There is a precise division of labor emerging inside OpenAI as the company approaches what may be the most anticipated public listing in technology history. Sam Altman is the face of the product. Sarah Friar is the face of the finances. And on the subject of when or whether OpenAI might go public, they are not quite saying the same thing.
Altman has been pushing for a Q4 2026 listing, The Information reported. Friar, by contrast, has spent months telling anyone who will listen that an IPO is not imminent. "IPO is not on the cards right now," she said at the Wall Street Journal's Tech Live conference in November. She has also told associates the target is 2027, with some advisers suggesting late 2026 as a possibility. The divergence is almost certainly deliberate.
This is a standard pre-IPO communications playbook. The CEO projects confidence and momentum. The CFO manages expectations downward so that when the S-1 finally lands, the numbers look like a pleasant surprise rather than a disappointment. Friar is doing CFO work. Altman is doing CEO work. Neither is lying. They are performing different roles in the same theater.
What makes this moment different from a simple he-said-she-said is the underlying constraint driving the timeline debate. That constraint is compute.
The Information reported that Friar told ARK Invest in an interview released this week that OpenAI is currently "making some very tough trades" and turning down opportunities because we don't have enough compute. She said she spends significant time hunting for last-minute compute availability in 2026. Business Insider reported that the company has discontinued its Sora video app and pulled back on other initiatives specifically because compute allocation is the binding constraint.
This matters for the IPO timeline in a specific way. If compute limits suppress revenue growth in 2026 and 2027, the growth trajectory that would support a large public offering starts to look questionable. A CFO who lets a CEO's Q4 2026 narrative go unchallenged is a CFO who gets blamed when the numbers disappoint.
Meanwhile, Altman is operating on a different clock. He stepped down as chairman of Helion Energy, the fusion startup he backed for more than a decade, on March 23, a move that clears a potential conflict as OpenAI explores a large-scale power purchase agreement with the company. The next day, OpenAI discontinued Sora. These are the actions of a CEO stripping away distractions ahead of a public listing. Altman wants Q4 2026. The compute crunch may give him 2027 instead.
One concrete signal that the IPO is genuinely being prepared: OpenAI has arranged a $4.7 billion credit line from JPMorgan, Goldman Sachs, Citi, Morgan Stanley, and Wells Fargo, according to om.co. Those are not just lenders. Those are the banks that would underwrite the offering. A credit facility from your prospective underwriters is a relationship-building exercise that gets them familiar with your books before the mandate is official.

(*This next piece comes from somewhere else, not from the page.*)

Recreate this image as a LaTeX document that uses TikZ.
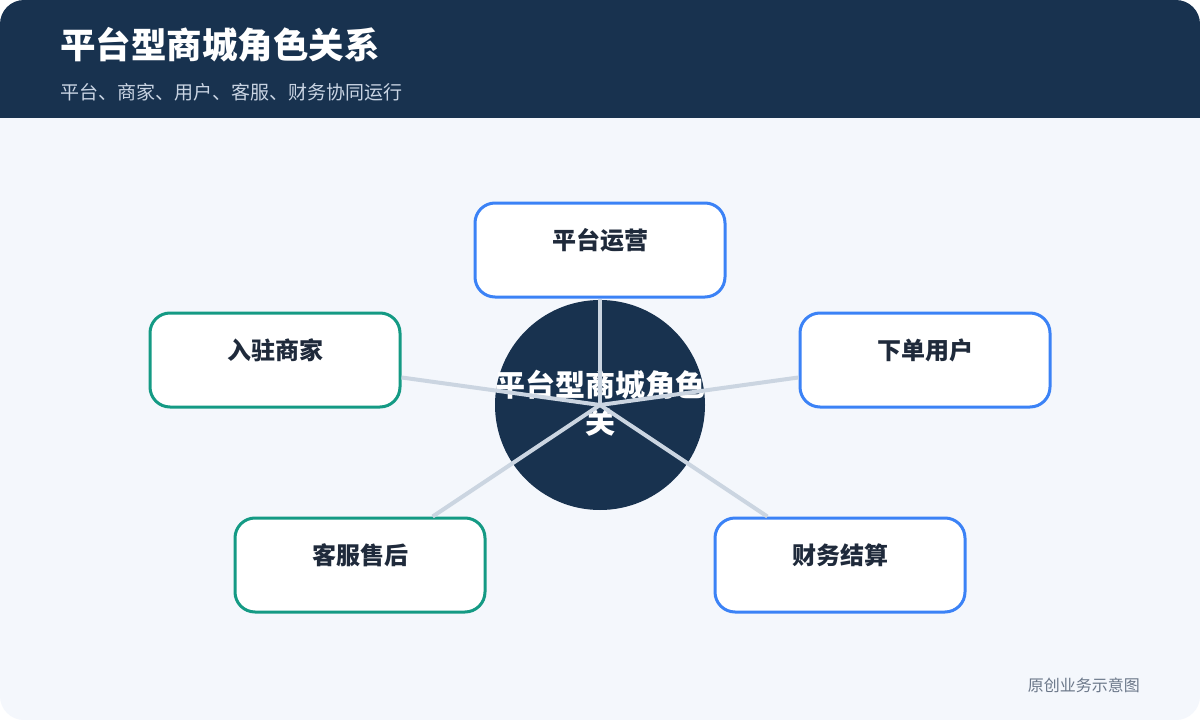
\documentclass[tikz,border=0pt]{standalone}
\usepackage{fontspec}
\setmainfont{Noto Sans CJK SC}
\usetikzlibrary{positioning}
\definecolor{navy}{HTML}{18324F}
\definecolor{paper}{HTML}{F4F7FC}
\definecolor{spoke}{HTML}{CBD5E1}
\definecolor{roleblue}{HTML}{3B82F6}
\definecolor{roleteal}{HTML}{149A84}
\definecolor{ink}{HTML}{1F2A3B}
\definecolor{subtle}{HTML}{C9D4E3}
\definecolor{note}{HTML}{6B7789}
\tikzset{role/.style={draw,fill=white,line width=3pt,rounded corners=20pt,minimum width=250pt,minimum height=94pt,inner sep=0pt},
         roletext/.style={text=ink,font=\fontsize{24}{28}\selectfont\bfseries,yshift=10pt},
         hub/.style={circle,fill=navy,minimum size=210pt,inner sep=0pt},
         link/.style={draw=spoke,line width=4pt},
        }

\begin{document}
\begin{tikzpicture}[x=1pt,y=-1pt]
        \fill[white](0,0)rectangle(1200,720);
        \fill[paper,rounded corners=24pt](0,0)rectangle(1200,720);
        \begin{scope}
        \clip[rounded corners=24pt](0,0)rectangle(1200,720);
        \fill[navy](0,0)rectangle(1200,118);
        \end{scope}
        \node[anchor=west,text=white,font=\fontsize{35.5}{42}\selectfont\bfseries,inner sep=0pt](title)at(60,45){平台型商城角色关系};
        \node[anchor=west,text=subtle,font=\fontsize{19}{22}\selectfont,inner sep=0pt](sub)at(60,92){平台、商家、用户、客服、财务协同运行};
        \node[anchor=east,text=note,font=\fontsize{16}{19}\selectfont,inner sep=0pt](foot)at(1140,685){原创业务示意图};

        \node[hub](core)at(600,405){};
        \node[text=white,font=\fontsize{30}{37}\selectfont\bfseries,align=center](coretext)at(600,403){平台型商城角色\\关};

        \node[role,draw=roleblue,label={[roletext]center:平台运营}](ops)at(600,250){};
        \node[role,draw=roleteal,label={[roletext]center:入驻商家}](seller)at(275,360){};
        \node[role,draw=roleblue,label={[roletext]center:下单用户}](buyer)at(925,360){};
        \node[role,draw=roleteal,label={[roletext]center:客服售后}](service)at(360,565){};
        \node[role,draw=roleblue,label={[roletext]center:财务结算}](finance)at(840,565){};

        \draw[link](core.center)--(ops);
        \draw[link](core.center)--(seller);
        \draw[link](core.center)--(buyer);
        \draw[link](core.center)--(service);
        \draw[link](core.center)--(finance);
    \end{tikzpicture}
\end{document}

The company has also been included in several ARK Invest ETFs, giving retail investors indirect exposure to the private company before any public shares exist. Cathie Wood's funds will channel retail capital into OpenAI shares ahead of the IPO, creating demand and distributing the story in advance. This is a pre-IPO marketing mechanism that did not exist in this form five years ago.
The competitive pressure adds another dimension. Anthropic is also preparing for a Q4 2026 listing, targeting a $60 billion raise, according to techi.com, which cited Bloomberg reporting. OpenAI and its rival are effectively racing to be the first AI company to anchor a major index fund. Whoever lists first gets first access to trillions of dollars in passive capital. That race does not pause for compute shortages.

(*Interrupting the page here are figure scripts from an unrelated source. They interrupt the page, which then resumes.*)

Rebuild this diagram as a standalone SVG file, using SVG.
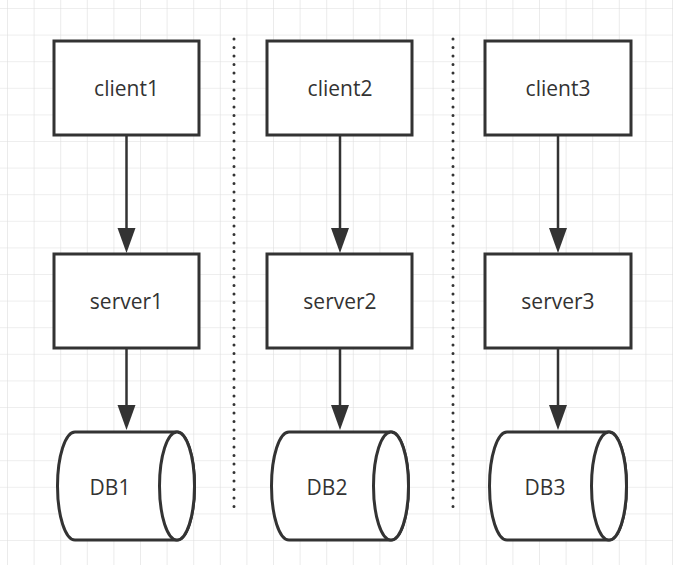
<svg xmlns="http://www.w3.org/2000/svg" width="673" height="565" viewBox="0 0 673 565">
<defs>
<pattern id="grid" x="7" y="8" width="26.6" height="26.6" patternUnits="userSpaceOnUse">
<path d="M0 0H26.6M0 0V26.6" fill="none" stroke="#dedede" stroke-width="1.2"/>
</pattern>
</defs>
<style>
.box{fill:#fff;stroke:#333;stroke-width:3}
.t{font-family:"Open Sans","Noto Sans",sans-serif;font-size:21px;fill:#333;text-anchor:middle;dominant-baseline:central}
.ln{stroke:#333;stroke-width:2.5;fill:none}
.ah{fill:#333}
.dot{stroke:#333;stroke-width:3;stroke-dasharray:0 8.5;stroke-linecap:round}
</style>
<rect width="673" height="565" fill="#fff"/>
<rect width="673" height="565" fill="url(#grid)"/>
<g id="separators">
<line class="dot" x1="234" y1="39" x2="234" y2="515"/>
<line class="dot" x1="453" y1="39" x2="453" y2="515"/>
</g>
<g id="connectors">
<line class="ln" x1="126.5" y1="136" x2="126.5" y2="230"/><path class="ah" d="M117.5 228H135.5L126.5 253z"/>
<line class="ln" x1="126.5" y1="349" x2="126.5" y2="408"/><path class="ah" d="M117.5 405H135.5L126.5 430z"/>
<line class="ln" x1="340" y1="136" x2="340" y2="230"/><path class="ah" d="M331 228H349L340 253z"/>
<line class="ln" x1="340" y1="349" x2="340" y2="408"/><path class="ah" d="M331 405H349L340 430z"/>
<line class="ln" x1="558" y1="136" x2="558" y2="230"/><path class="ah" d="M549 228H567L558 253z"/>
<line class="ln" x1="558" y1="349" x2="558" y2="408"/><path class="ah" d="M549 405H567L558 430z"/>
</g>
<g id="client1"><rect class="box" x="54" y="41" width="145" height="94"/><text class="t" x="126.5" y="88">client1</text></g>
<g id="client2"><rect class="box" x="267" y="41" width="145" height="94"/><text class="t" x="340" y="88">client2</text></g>
<g id="client3"><rect class="box" x="485" y="41" width="146" height="94"/><text class="t" x="558" y="88">client3</text></g>
<g id="server1"><rect class="box" x="54" y="254" width="145" height="94"/><text class="t" x="126.5" y="301">server1</text></g>
<g id="server2"><rect class="box" x="267" y="254" width="145" height="94"/><text class="t" x="340" y="301">server2</text></g>
<g id="server3"><rect class="box" x="485" y="254" width="146" height="94"/><text class="t" x="558" y="301">server3</text></g>
<g id="db1"><path class="box" d="M75 432H177A17.5 54 0 0 1 177 540H75A17.5 54 0 0 1 75 432z"/><ellipse class="box" cx="177" cy="486" rx="17.5" ry="54"/><text class="t" x="110" y="487">DB1</text></g>
<g id="db2"><path class="box" d="M289 432H391A17.5 54 0 0 1 391 540H289A17.5 54 0 0 1 289 432z"/><ellipse class="box" cx="391" cy="486" rx="17.5" ry="54"/><text class="t" x="327" y="487">DB2</text></g>
<g id="db3"><path class="box" d="M507 432H609A17.5 54 0 0 1 609 540H507A17.5 54 0 0 1 507 432z"/><ellipse class="box" cx="609" cy="486" rx="17.5" ry="54"/><text class="t" x="545" y="487">DB3</text></g>
</svg>
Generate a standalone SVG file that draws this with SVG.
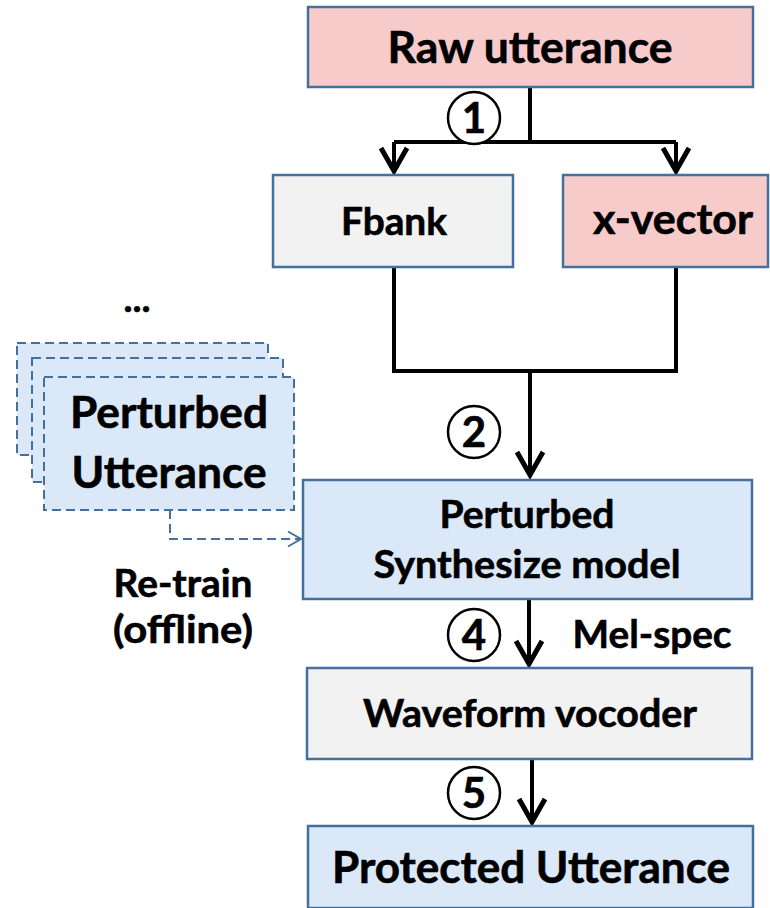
<svg xmlns="http://www.w3.org/2000/svg" width="770" height="908" viewBox="0 0 770 908">
  <defs>
    <style>
      .box { stroke: #41719c; stroke-width: 2.5; }
      .pink { fill: #f8cbcb; }
      .grey { fill: #f2f2f2; }
      .blue { fill: #dae8f8; }
      .dash { fill: #dae8f8; stroke: #41719c; stroke-width: 2; stroke-dasharray: 9 5; }
      .lbl { font-family: Lato, "Open Sans", "DejaVu Sans", sans-serif; font-weight: bold; fill: #000; stroke: #000; stroke-width: 0.6; text-anchor: middle; }
      .flow { fill: none; stroke: #000; stroke-width: 4; }
      .step { fill: #fff; stroke: #000; stroke-width: 2.5; }
    </style>
    <!-- open chevron head pointing along the path -->
    <marker id="chev" viewBox="0 0 34 34" refX="28" refY="17" markerWidth="34" markerHeight="34" markerUnits="userSpaceOnUse" orient="auto">
      <path d="M5,4 L28,17 L5,30" fill="none" stroke="#000" stroke-width="5"/>
    </marker>
    <marker id="thin" viewBox="0 0 20 20" refX="17" refY="10" markerWidth="20" markerHeight="20" markerUnits="userSpaceOnUse" orient="auto">
      <path d="M4,2.5 L17,10 L4,17.5" fill="none" stroke="#41719c" stroke-width="2"/>
    </marker>
  </defs>

  <!-- connectors -->
  <g id="connectors">
    <path class="flow" d="M530,87 V142"/>
    <path class="flow" d="M394,142 H676"/>
    <path class="flow" d="M394,142 V171" marker-end="url(#chev)"/>
    <path class="flow" d="M676,142 V171" marker-end="url(#chev)"/>
    <path class="flow" d="M394,267 V371 H676 V267"/>
    <path class="flow" d="M530,371 V475" marker-end="url(#chev)"/>
    <path class="flow" d="M529,599 V664" marker-end="url(#chev)"/>
    <path class="flow" d="M532,759 V822" marker-end="url(#chev)"/>
    <path d="M170,510 V539 H301" fill="none" stroke="#41719c" stroke-width="2" stroke-dasharray="9 5" marker-end="url(#thin)"/>
  </g>

  <!-- step numbers -->
  <g id="step1"><circle class="step" cx="474" cy="118" r="26"/><text class="lbl" x="474" y="133" font-size="42">1</text></g>
  <g id="step2"><circle class="step" cx="474" cy="432" r="26"/><text class="lbl" x="474" y="447" font-size="42">2</text></g>
  <g id="step4"><circle class="step" cx="474" cy="635" r="26"/><text class="lbl" x="474" y="650" font-size="42">4</text></g>
  <g id="step5"><circle class="step" cx="474" cy="793" r="26"/><text class="lbl" x="474" y="808" font-size="42">5</text></g>

  <g id="raw">
    <rect class="box pink" x="308" y="7" width="445" height="80"/>
    <text class="lbl" x="530" y="63" font-size="44" textLength="285" lengthAdjust="spacingAndGlyphs">Raw utterance</text>
  </g>

  <g id="fbank">
    <rect class="box grey" x="273" y="175" width="240" height="92"/>
    <text class="lbl" x="394" y="235" font-size="38" textLength="106" lengthAdjust="spacingAndGlyphs">Fbank</text>
  </g>

  <g id="xvector">
    <rect class="box pink" x="563" y="175" width="205" height="92"/>
    <text class="lbl" x="673" y="234" font-size="42" textLength="160" lengthAdjust="spacingAndGlyphs">x-vector</text>
  </g>

  <g id="perturbed-utterance">
    <rect class="dash" x="17" y="343" width="251" height="112"/>
    <rect class="dash" x="32" y="358" width="251" height="124"/>
    <rect class="dash" x="44" y="377" width="250" height="133"/>
    <text class="lbl" x="169" y="428" font-size="44" textLength="198" lengthAdjust="spacingAndGlyphs">Perturbed</text>
    <text class="lbl" x="169" y="488" font-size="44" textLength="195" lengthAdjust="spacingAndGlyphs">Utterance</text>
  </g>

  <g id="more"><text class="lbl" x="137" y="312" font-size="38">...</text></g>

  <g id="retrain">
    <text class="lbl" x="183" y="597" font-size="39" textLength="139" lengthAdjust="spacingAndGlyphs">Re-train</text>
    <text class="lbl" x="183" y="643" font-size="39" textLength="140" lengthAdjust="spacingAndGlyphs">(offline)</text>
  </g>

  <g id="synth">
    <rect class="box blue" x="303" y="480" width="449" height="119"/>
    <text class="lbl" x="527" y="528" font-size="39" textLength="175" lengthAdjust="spacingAndGlyphs">Perturbed</text>
    <text class="lbl" x="527" y="578" font-size="39" textLength="307" lengthAdjust="spacingAndGlyphs">Synthesize model</text>
  </g>

  <g id="melspec"><text class="lbl" x="652" y="648" font-size="39" textLength="159" lengthAdjust="spacingAndGlyphs">Mel-spec</text></g>

  <g id="vocoder">
    <rect class="box grey" x="307" y="668" width="445" height="91"/>
    <text class="lbl" x="530" y="727" font-size="39" textLength="334" lengthAdjust="spacingAndGlyphs">Waveform vocoder</text>
  </g>

  <g id="protected">
    <rect class="box blue" x="308" y="826" width="445" height="82"/>
    <text class="lbl" x="531" y="883" font-size="44" textLength="398" lengthAdjust="spacingAndGlyphs">Protected Utterance</text>
  </g>
</svg>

The Altman-Friar divergence is not a story about two executives who disagree. It is a story about what happens when a company with an $852 billion private valuation, $122 billion in recent fundraising, and a product that cannot currently be made fast enough to meet demand tries to go public. The CFO is lowering the bar. The CEO is clearing the runway. Both are right. The question is whether the compute shows up in time for Q4 2026.